Based on my (fourth-grade) understanding of discrimination law rulings, the courts always revert to the mantra, “religious liberty ends when it violates someone else’s Constitutional rights.” The Constitutional rights, in this case, come from the Fourteenth Amendment, which guarantees equal protection as a fundamental right. As far as I am aware, this argument has been used by multiple courts throughout the country over several decades.

On the other hand, I’m not sure people have a Constitutional right to subsidized contraception. At least, it’s plausible the SCOTUS could rule that way (5-4, of course).

In short, yes, things could go very badly if Hobby Lobby wins, and we may well see a challenge to discrimination law altogether if such ruling occurs. But regardless, I’m not at all worried about the future state of discrimination law.

Richard Rush

April 8th, 2014

Nathaniel, thanks for the clarification, but I don’t think it changes anything concerning the point I was trying to make. Regardless of whether it was a lawsuit, or a violation that was reported to authorities, it still resulted in a case that managed to get all the way to SCOTUS’ door, and helped spawn so-called religious freedom bills along the way.

Regan DuCasse

April 9th, 2014

Hi Richard,
Although such things as wedding vendors doesn’t seem as urgent enough to file such complaints or suits out of fear of backlash, the point is this is how getting things to change works.
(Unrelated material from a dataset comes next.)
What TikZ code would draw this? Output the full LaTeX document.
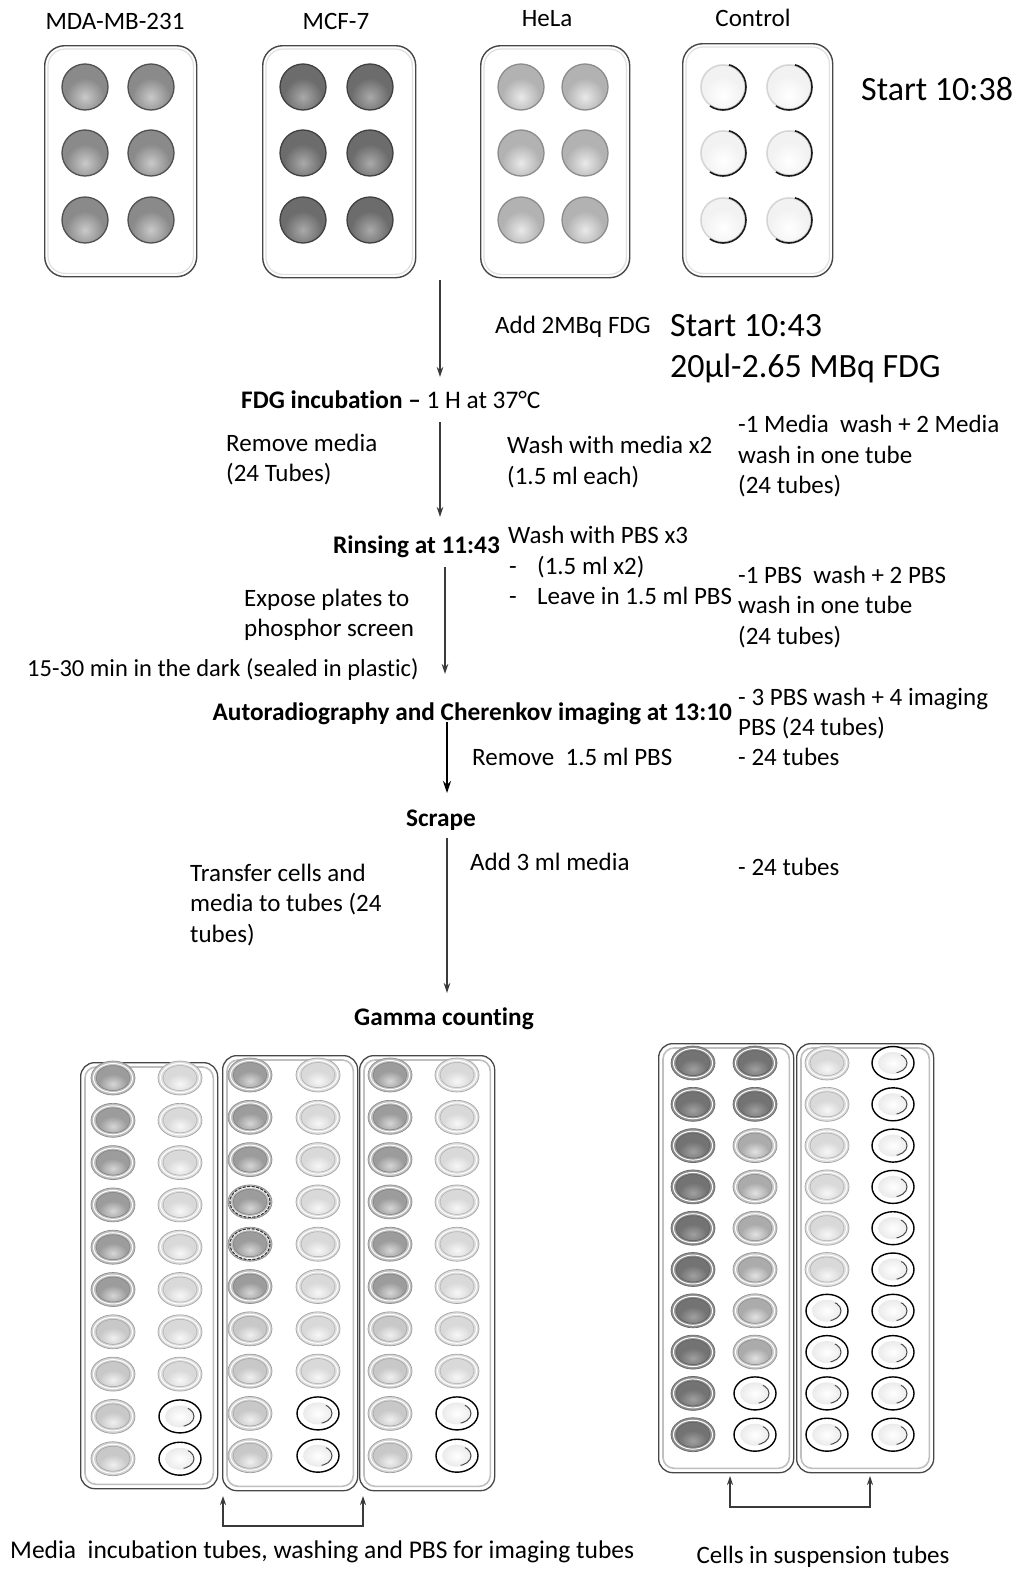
\documentclass[tikz,border=0pt]{standalone}
\usepackage{fontspec}
\setmainfont{Carlito}[Ligatures=CommonOff]
\usetikzlibrary{arrows.meta,calc}

\definecolor{linec}{HTML}{3A3A3A}
\definecolor{platec}{HTML}{474747}
\definecolor{mdaBase}{HTML}{8A8A8A}\definecolor{mdaHi}{HTML}{C9C9C9}\definecolor{mdaEdge}{HTML}{505050}
\definecolor{mcfBase}{HTML}{6C6C6C}\definecolor{mcfHi}{HTML}{A9A9A9}\definecolor{mcfEdge}{HTML}{404040}
\definecolor{helaBase}{HTML}{B2B2B2}\definecolor{helaHi}{HTML}{E9E9E9}\definecolor{helaEdge}{HTML}{8C8C8C}
\definecolor{ctlBase}{HTML}{F2F2F2}\definecolor{ctlEdge}{HTML}{D4D4D4}
\definecolor{medBase}{HTML}{9C9C9C}\definecolor{medHi}{HTML}{D6D6D6}\definecolor{medRing}{HTML}{BDBDBD}
\definecolor{ltBase}{HTML}{C8C8C8}\definecolor{ltHi}{HTML}{F0F0F0}\definecolor{ltRing}{HTML}{D2D2D2}
\definecolor{vltBase}{HTML}{D9D9D9}\definecolor{vltHi}{HTML}{F7F7F7}\definecolor{vltRing}{HTML}{DCDCDC}
\definecolor{dkBase}{HTML}{737373}\definecolor{dkHi}{HTML}{A0A0A0}\definecolor{dkRing}{HTML}{8E8E8E}
\definecolor{midBase}{HTML}{ABABAB}\definecolor{midHi}{HTML}{E2E2E2}\definecolor{midRing}{HTML}{C6C6C6}

% six-well plate well: x, y, base, highlight, edge
\newcommand\well[5]{%
  \begin{scope}[shift={(#1,#2)}]
    \begin{scope}
      \clip (0,0) circle (23);
      \fill[#3] (0,0) circle (23);
      \shade[inner color=#4, outer color=#3] (0,10) circle (19);
    \end{scope}
    \draw[#5, line width=1.3pt] (0,0) circle (23);
  \end{scope}}

% empty control well, dark rim on its right and lower side
\newcommand\ctlwell[2]{%
  \begin{scope}[shift={(#1,#2)}]
    \begin{scope}
      \clip (0,0) circle (23);
      \fill[ctlBase] (0,0) circle (23);
      \shade[inner color=white, outer color=ctlBase] (0,8) circle (19);
    \end{scope}
    \draw[ctlEdge, line width=1.4pt] (0,0) circle (22);
    \begin{scope}
      \clip (0,0) -- (8,-30) -- (32,-30) -- (32,32) -- (-22,32) -- cycle;
      \draw[black!90, line width=1.6pt] (0,0) circle (23);
    \end{scope}
  \end{scope}}

% counting tube seen from above: x, y, base, highlight, ring
\newcommand\tube[5]{%
  \begin{scope}[shift={(#1,#2)}]
    \fill[#5] (0,0) ellipse [x radius=22, y radius=17];
    \draw[#5!75!black, line width=0.7pt] (0,0) ellipse [x radius=22, y radius=17];
    \draw[white, line width=1pt] (0,0) ellipse [x radius=19.5, y radius=14.5];
    \begin{scope}
      \clip (0,0) ellipse [x radius=17, y radius=12.5];
      \fill[#3] (0,0) ellipse [x radius=17, y radius=12.5];
      \shade[inner color=#4, outer color=#3] (0,6) ellipse [x radius=14, y radius=10];
    \end{scope}
    \draw[#3!80!black, line width=0.5pt] (0,0) ellipse [x radius=17, y radius=12.5];
  \end{scope}}

% tube with a dark dashed rim
\newcommand\rimtube[2]{%
  \tube{#1}{#2}{medBase}{medHi}{medRing}%
  \draw[black!80, line width=1.1pt, dash pattern=on 3pt off 1.5pt] (#1,#2) ellipse [x radius=20, y radius=15.5];}

% empty tube with black outline and a faint inner rim on the right
\newcommand\opentube[2]{%
  \begin{scope}[shift={(#1,#2)}]
    \fill[white] (0,0) ellipse [x radius=21, y radius=16.5];
    \shade[inner color=white, outer color=black!8] (0,0) ellipse [x radius=15, y radius=11];
    \draw[black, line width=1.4pt] (0,0) ellipse [x radius=21, y radius=16.5];
    \begin{scope}
      \clip (0,0) -- (14,-14) -- (22,-14) -- (22,16) -- (6,16) -- cycle;
      \draw[black!75, line width=0.9pt] (0,0) ellipse [x radius=14, y radius=10];
    \end{scope}
  \end{scope}}

\tikzset{
  txt/.style={font=\fontsize{25}{30}\selectfont, inner sep=0pt, anchor=base west},
  btxt/.style={font=\fontsize{25.3}{30}\selectfont\bfseries, inner sep=0pt, anchor=base},
  bigtxt/.style={font=\fontsize{34}{40}\selectfont, inner sep=0pt, anchor=base west},
  plate/.style={draw=platec, line width=1.4pt, rounded corners=20pt, inner sep=0pt, anchor=north west},
  rack/.style={draw=platec, line width=1.3pt, rounded corners=14pt, inner sep=0pt, anchor=north west},
  conn/.style={draw=linec, line width=1.1pt, -{Stealth[length=10pt,width=6.5pt]}},
  strongconn/.style={draw=black, line width=1.5pt, -{Stealth[length=12pt,width=8pt]}},
  bracket/.style={draw=linec, line width=1.1pt, {Stealth[length=9pt,width=6pt]}-{Stealth[length=9pt,width=6pt]}}
}

\begin{document}
\begin{tikzpicture}[x=1pt, y=-1pt]
\useasboundingbox (0,0) rectangle (1015,1574);
\fill[white] (0,0) rectangle (1015,1574);

% ---------- plates ----------
\node[plate, minimum width=152pt, minimum height=231pt] (pmda) at (44,45) {};
\node[plate, minimum width=153pt, minimum height=232pt] (pmcf) at (262,45) {};
\node[plate, minimum width=149pt, minimum height=232pt] (phela) at (480,45) {};
\node[plate, minimum width=150pt, minimum height=233pt] (pctl) at (682,43) {};
\foreach \p in {pmda,pmcf,phela,pctl}
  \draw[black!12, line width=1.2pt, rounded corners=17pt]
    ($(\p.north west)+(4,4)$) rectangle ($(\p.south east)+(-4,-4)$);

\node[txt, anchor=base] (lmda) at (115,29) {MDA-MB-231};
\node[txt, anchor=base] (lmcf) at (336,29) {MCF-7};
\node[txt, anchor=base] (lhela) at (547,27) {HeLa};
\node[txt, anchor=base] (lctl) at (753,27) {Control};
\node[bigtxt] (start1) at (861,100) {Start 10:38};

\foreach \y in {87,153,220} {
  \well{85}{\y}{mdaBase}{mdaHi}{mdaEdge}
  \well{151}{\y}{mdaBase}{mdaHi}{mdaEdge}
  \well{303}{\y}{mcfBase}{mcfHi}{mcfEdge}
  \well{370}{\y}{mcfBase}{mcfHi}{mcfEdge}
  \well{521}{\y}{helaBase}{helaHi}{helaEdge}
  \well{585}{\y}{helaBase}{helaHi}{helaEdge}
  \ctlwell{723}{\y}
  \ctlwell{789}{\y}
}

% ---------- protocol flow ----------
\coordinate (a1s) at (440,280); \coordinate (a1e) at (440,377);
\coordinate (a2s) at (440,422); \coordinate (a2e) at (440,517);
\coordinate (a3s) at (445,567); \coordinate (a3e) at (445,674);
\coordinate (a4s) at (447,722); \coordinate (a4e) at (447,793);
\coordinate (a5s) at (447,838); \coordinate (a5e) at (447,993);
\draw[conn] (a1s) -- (a1e);
\draw[conn] (a2s) -- (a2e);
\draw[conn] (a3s) -- (a3e);
\draw[strongconn] (a4s) -- (a4e);
\draw[conn] (a5s) -- (a5e);

\node[txt] (addfdg) at (495,333) {Add 2MBq FDG};
\node[bigtxt] (start2) at (670,336) {Start 10:43};
\node[bigtxt] (dose) at (670,377) {20μl-2.65 MBq FDG};

\node[txt] (incub) at (241,408) {\fontsize{25.3}{30}\selectfont\bfseries FDG incubation –\mdseries\ 1 H at 37°C};

\node[txt] (rm1) at (226,451) {Remove media};
\node[txt] (rm2) at (226,481) {(24 Tubes)};
\node[txt] (wm1) at (507,453) {Wash with media x2};
\node[txt] (wm2) at (507,484) {(1.5 ml each)};
\node[txt] (mt1) at (738,432) {-1 Media\ \ wash + 2 Media};
\node[txt] (mt2) at (738,463) {wash in one tube};
\node[txt] (mt3) at (738,493) {(24 tubes)};

\node[btxt, anchor=base east] (rinse) at (500,553) {Rinsing at 11:43};
\node[txt] (wp1) at (508,543) {Wash with PBS x3};
\node[txt] (wp2) at (509,574) {\makebox[28pt][l]{-}(1.5 ml x2)};
\node[txt] (wp3) at (509,604) {\makebox[28pt][l]{-}Leave in 1.5 ml PBS};
\node[txt] (pt1) at (738,583) {-1 PBS\ \ wash + 2 PBS};
\node[txt] (pt2) at (738,613) {wash in one tube};
\node[txt] (pt3) at (738,644) {(24 tubes)};

\node[txt] (ex1) at (244,606) {Expose plates to};
\node[txt] (ex2) at (244,636) {phosphor screen};
\node[txt] (dark) at (27,676) {\fontsize{24.5}{30}\selectfont 15-30 min in the dark (sealed in plastic)};

\node[btxt, anchor=base east] (autorad) at (732,720) {Autoradiography and Cherenkov imaging at 13:10};
\node[txt] (ip1) at (738,705) {- 3 PBS wash + 4 imaging};
\node[txt] (ip2) at (738,735) {PBS (24 tubes)};
\node[txt] (rmpbs) at (472,765) {Remove\ \ 1.5 ml PBS};
\node[txt] (t24a) at (738,765) {- 24 tubes};

\node[btxt] (scrape) at (441,826) {Scrape};
\node[txt] (add3) at (470,870) {Add 3 ml media};
\node[txt] (t24b) at (738,875) {- 24 tubes};
\node[txt] (tr1) at (190,881) {Transfer cells and};
\node[txt] (tr2) at (190,911) {media to tubes (24};
\node[txt] (tr3) at (190,942) {tubes)};

\node[btxt] (gamma) at (444,1025) {Gamma counting};

% ---------- counting racks ----------
\node[rack, minimum width=137pt, minimum height=426pt] (rk1) at (80,1062) {};
\node[rack, minimum width=135pt, minimum height=435pt] (rk2) at (222,1055) {};
\node[rack, minimum width=135pt, minimum height=435pt] (rk3) at (359,1055) {};
\node[rack, minimum width=135pt, minimum height=429pt] (rkA) at (658,1043) {};
\node[rack, minimum width=137pt, minimum height=429pt] (rkB) at (796,1043) {};
\foreach \r in {rk1,rk2,rk3,rkA,rkB}
  \draw[black!25, line width=1.6pt, rounded corners=11pt]
    ($(\r.north west)+(5,5)$) rectangle ($(\r.south east)+(-5,-5)$);

\foreach \i in {0,...,9} {
  \pgfmathsetmacro{\ya}{1078+42.3*\i}
  \pgfmathsetmacro{\yb}{1075+42.3*\i}
  \pgfmathsetmacro{\yc}{1063+41.3*\i}
  % first rack
  \ifnum\i<6 \tube{113}{\ya}{medBase}{medHi}{medRing}\else \tube{113}{\ya}{ltBase}{ltHi}{ltRing}\fi
  \ifnum\i<8 \tube{180}{\ya}{vltBase}{vltHi}{vltRing}\else \opentube{180}{\ya}\fi
  % second rack
  \ifnum\i<3 \tube{250}{\yb}{medBase}{medHi}{medRing}\else
    \ifnum\i<5 \rimtube{250}{\yb}\else
      \ifnum\i<6 \tube{250}{\yb}{medBase}{medHi}{medRing}\else \tube{250}{\yb}{ltBase}{ltHi}{ltRing}\fi\fi\fi
  \ifnum\i<8 \tube{318}{\yb}{vltBase}{vltHi}{vltRing}\else \opentube{318}{\yb}\fi
  % third rack
  \ifnum\i<6 \tube{390}{\yb}{medBase}{medHi}{medRing}\else \tube{390}{\yb}{ltBase}{ltHi}{ltRing}\fi
  \ifnum\i<8 \tube{457}{\yb}{vltBase}{vltHi}{vltRing}\else \opentube{457}{\yb}\fi
  % cell suspension racks
  \tube{693}{\yc}{dkBase}{dkHi}{dkRing}
  \ifnum\i<2 \tube{755}{\yc}{dkBase}{dkHi}{dkRing}\else
    \ifnum\i<8 \tube{755}{\yc}{midBase}{midHi}{midRing}\else \opentube{755}{\yc}\fi\fi
  \ifnum\i<6 \tube{827}{\yc}{vltBase}{vltHi}{vltRing}\else \opentube{827}{\yc}\fi
  \opentube{893}{\yc}
}

% ---------- grouping brackets ----------
\coordinate (bl1) at (223,1496); \coordinate (bl2) at (363,1496);
\coordinate (br1) at (730,1476); \coordinate (br2) at (870,1476);
\draw[bracket] (bl1) -- ++(0,30) -| (bl2);
\draw[bracket] (br1) -- ++(0,31) -| (br2);

\node[txt] (capL) at (10,1558) {\fontsize{25.5}{30}\selectfont Media\ \ incubation tubes, washing and PBS for imaging tubes};
\node[txt, anchor=base] (capR) at (823,1563) {Cells in suspension tubes};
\end{tikzpicture}
\end{document}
I’ve confronted PHARMACISTS and gynecologists pulling this same shit thinking they can withhold legally prescribed medication because they religiously object to the patient’s need for it.
Not surprisingly, it’s mostly females who have to deal with this, over contraception medications or procedures.

They don’t care about the urgency of need, nor the likely inability to find another pharmacist who will fill the prescription.
Emboldening the religious who are displaying inconsistent and hypocritical standards of defense would be wrong.
Our side has consistency, NEED and most of all, expansion of inclusion has hurt no one unless they WANT to be offended more than they actually are.
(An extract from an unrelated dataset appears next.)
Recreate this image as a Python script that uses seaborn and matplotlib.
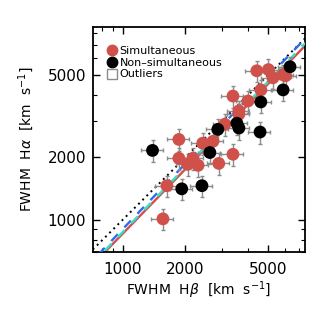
import numpy as np
import pandas as pd
import matplotlib
matplotlib.use("Agg")
import matplotlib.pyplot as plt
import matplotlib.ticker as mticker
from matplotlib.lines import Line2D
import seaborn as sns

# FWHM values (km/s)
sim_hb = [4400, 5000, 5260, 5880, 6050, 4600, 3990, 3380, 3610, 3610, 3090, 2710,
          2420, 1860, 1860, 2170, 2050, 2300, 2890, 3380, 1630, 1560]
sim_ha = [5230, 5300, 4840, 5000, 4950, 4230, 3740, 3950, 3350, 3230, 2890, 2390,
          2340, 2440, 1980, 1980, 1850, 1830, 1870, 2070, 1460, 1010]
non_hb = [6350, 5880, 4600, 3530, 3610, 2860, 4560, 2620, 1390, 1920, 2400]
non_ha = [5470, 4230, 3700, 2920, 2770, 2730, 2650, 2110, 2160, 1410, 1460]
err_frac = 0.12

# line fits: log10(Ha) = a + b*log10(Hb)
fit_red = (-0.175, 1.036)
fit_blue = (-0.195, 1.05)
fit_cyan = (-0.179, 1.04)

red = "#d0504a"
gray = "#8c8c8c"

df = pd.DataFrame({
    "hb": sim_hb + non_hb,
    "ha": sim_ha + non_ha,
    "group": ["Simultaneous"] * len(sim_hb) + ["Non-simultaneous"] * len(non_hb),
})

fig = plt.figure(figsize=(3.32, 3.11), dpi=100)
ax = fig.add_axes([0.280, 0.190, 0.639, 0.723])

xlim = (720, 7500)
ylim = (700, 8500)
xg = np.logspace(np.log10(xlim[0]) - 0.1, np.log10(xlim[1]) + 0.1, 50)

ax.plot(xg, xg, ls=(0, (1, 2)), color="black", lw=1.4, zorder=2)
for (a, b), c, ls, z in [(fit_blue, "#2a6cf0", (0, (4, 4)), 3), (fit_cyan, "#38e0c8", (4, (4, 4)), 3),
                          (fit_red, red, "-", 2)]:
    ax.plot(xg, 10 ** (a + b * np.log10(xg)), color=c, ls=ls, lw=1.7, zorder=z)

ax.errorbar(df["hb"], df["ha"], xerr=df["hb"] * err_frac, yerr=df["ha"] * err_frac,
            fmt="none", ecolor=gray, elinewidth=1.0, capsize=1.5, capthick=1.0, zorder=4)
sns.scatterplot(data=df, x="hb", y="ha", hue="group",
                palette={"Simultaneous": red, "Non-simultaneous": "black"},
                s=85, linewidth=0, ax=ax, zorder=5, legend=False)

ax.set_xscale("log")
ax.set_yscale("log")
ax.set_xlim(*xlim)
ax.set_ylim(*ylim)
for axis in (ax.xaxis, ax.yaxis):
    axis.set_major_locator(mticker.FixedLocator([1000, 2000, 5000]))
    axis.set_major_formatter(mticker.FixedFormatter(["1000", "2000", "5000"]))
    axis.set_minor_locator(mticker.LogLocator(subs=np.arange(1, 10)))
    axis.set_minor_formatter(mticker.NullFormatter())
ax.tick_params(which="both", direction="in", top=True, right=True, labelsize=11)
ax.tick_params(which="major", length=5, width=1)
ax.tick_params(which="minor", length=3, width=0.8)
ax.tick_params(axis="x", which="major", pad=7)
ax.tick_params(axis="y", which="major", pad=5)
for sp in ax.spines.values():
    sp.set_linewidth(1.3)

ax.set_xlabel(r"FWHM  H$\beta$  [km  s$^{-1}$]", fontsize=10, labelpad=2)
ax.set_ylabel(r"FWHM  H$\alpha$  [km  s$^{-1}$]", fontsize=10, labelpad=8)

handles = [
    Line2D([], [], marker="o", ls="", color=red, markersize=7.5),
    Line2D([], [], marker="o", ls="", color="black", markersize=7.5),
    Line2D([], [], marker="s", ls="", markerfacecolor="none", markeredgecolor=gray, markersize=7.5),
]
ax.legend(handles, ["Simultaneous", "Non\u2013simultaneous", "Outliers"], loc="upper left",
          frameon=False, fontsize=8, handletextpad=0.1, labelspacing=0.15,
          borderaxespad=0.3, handlelength=1.2, bbox_to_anchor=(0.02, 0.95))

fig.savefig("out.png", dpi=100)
The religious are shooting down their own defenses because they aren’t religious enough to treat ALL their customers according to religious rules, just gay ones or women.
Who are protected classes, and certainly have need to be.
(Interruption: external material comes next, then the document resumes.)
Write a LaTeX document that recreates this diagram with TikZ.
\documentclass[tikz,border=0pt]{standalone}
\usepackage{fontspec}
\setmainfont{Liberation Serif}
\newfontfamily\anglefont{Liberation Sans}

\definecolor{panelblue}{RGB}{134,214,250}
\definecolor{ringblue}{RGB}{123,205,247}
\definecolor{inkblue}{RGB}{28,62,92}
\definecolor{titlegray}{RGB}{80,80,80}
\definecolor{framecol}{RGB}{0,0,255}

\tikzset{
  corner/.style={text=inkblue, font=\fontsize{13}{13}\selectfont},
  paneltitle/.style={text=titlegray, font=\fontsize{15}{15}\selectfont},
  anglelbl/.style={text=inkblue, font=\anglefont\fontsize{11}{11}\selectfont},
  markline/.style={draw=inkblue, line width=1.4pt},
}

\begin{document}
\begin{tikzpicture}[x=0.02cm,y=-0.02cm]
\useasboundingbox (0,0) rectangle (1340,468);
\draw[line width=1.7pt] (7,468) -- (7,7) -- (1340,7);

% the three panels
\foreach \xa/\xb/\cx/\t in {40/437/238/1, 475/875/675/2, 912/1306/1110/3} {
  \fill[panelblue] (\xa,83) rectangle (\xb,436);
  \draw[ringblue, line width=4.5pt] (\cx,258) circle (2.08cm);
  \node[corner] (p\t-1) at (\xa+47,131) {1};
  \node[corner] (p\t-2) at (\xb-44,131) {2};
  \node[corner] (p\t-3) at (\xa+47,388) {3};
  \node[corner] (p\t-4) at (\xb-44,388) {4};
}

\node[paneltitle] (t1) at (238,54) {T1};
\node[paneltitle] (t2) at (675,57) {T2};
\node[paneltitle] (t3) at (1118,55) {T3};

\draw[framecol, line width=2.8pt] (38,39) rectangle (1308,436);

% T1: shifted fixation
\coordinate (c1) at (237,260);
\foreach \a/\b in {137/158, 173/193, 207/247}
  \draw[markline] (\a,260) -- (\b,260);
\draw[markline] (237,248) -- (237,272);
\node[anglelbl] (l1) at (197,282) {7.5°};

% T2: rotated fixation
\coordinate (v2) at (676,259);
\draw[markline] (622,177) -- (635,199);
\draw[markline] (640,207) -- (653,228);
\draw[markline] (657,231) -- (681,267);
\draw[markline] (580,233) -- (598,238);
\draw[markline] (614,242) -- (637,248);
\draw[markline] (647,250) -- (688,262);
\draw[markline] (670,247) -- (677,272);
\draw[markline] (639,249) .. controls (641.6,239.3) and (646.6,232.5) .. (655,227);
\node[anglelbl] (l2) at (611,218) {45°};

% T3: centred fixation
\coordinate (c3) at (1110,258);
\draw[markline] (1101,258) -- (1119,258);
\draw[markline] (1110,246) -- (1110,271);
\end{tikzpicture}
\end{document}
As long as we remind who is listening of just how ludicrous and without merit this religious defense is and articulate it well, we win.
I’m certainly down for whatever on this.
Even the idiot backlash that won’t last long anyway.


April 10th, 2014

The constitutional rights only cover what the government is doing. The Civil Rights Act confers statutory rights, which theoretically can be limited or (eliminated) by another statute.

I would not have thought the Court would have damaged the Voting Rights Act, but it did. But even if you are right and the Court will find that the government has too much of a compelling interest in eradicating racial discrimination for it to allow religious exemptions to the Civi Rights Act, it may not feel the same way about protections for LGBT Americans. Everyone across the political spectrum claims to oppose racial discrimination. That’s not true with regard to antigay discrimination. Conservatives believe whatever problem that gay people face, it should not override the sensibilities of religious objectors. Scalia certainly would be in that camp. I’d imagine Thomas and Alito would be too. That seems like minority now, but who knows what the makeup of the Court will be then.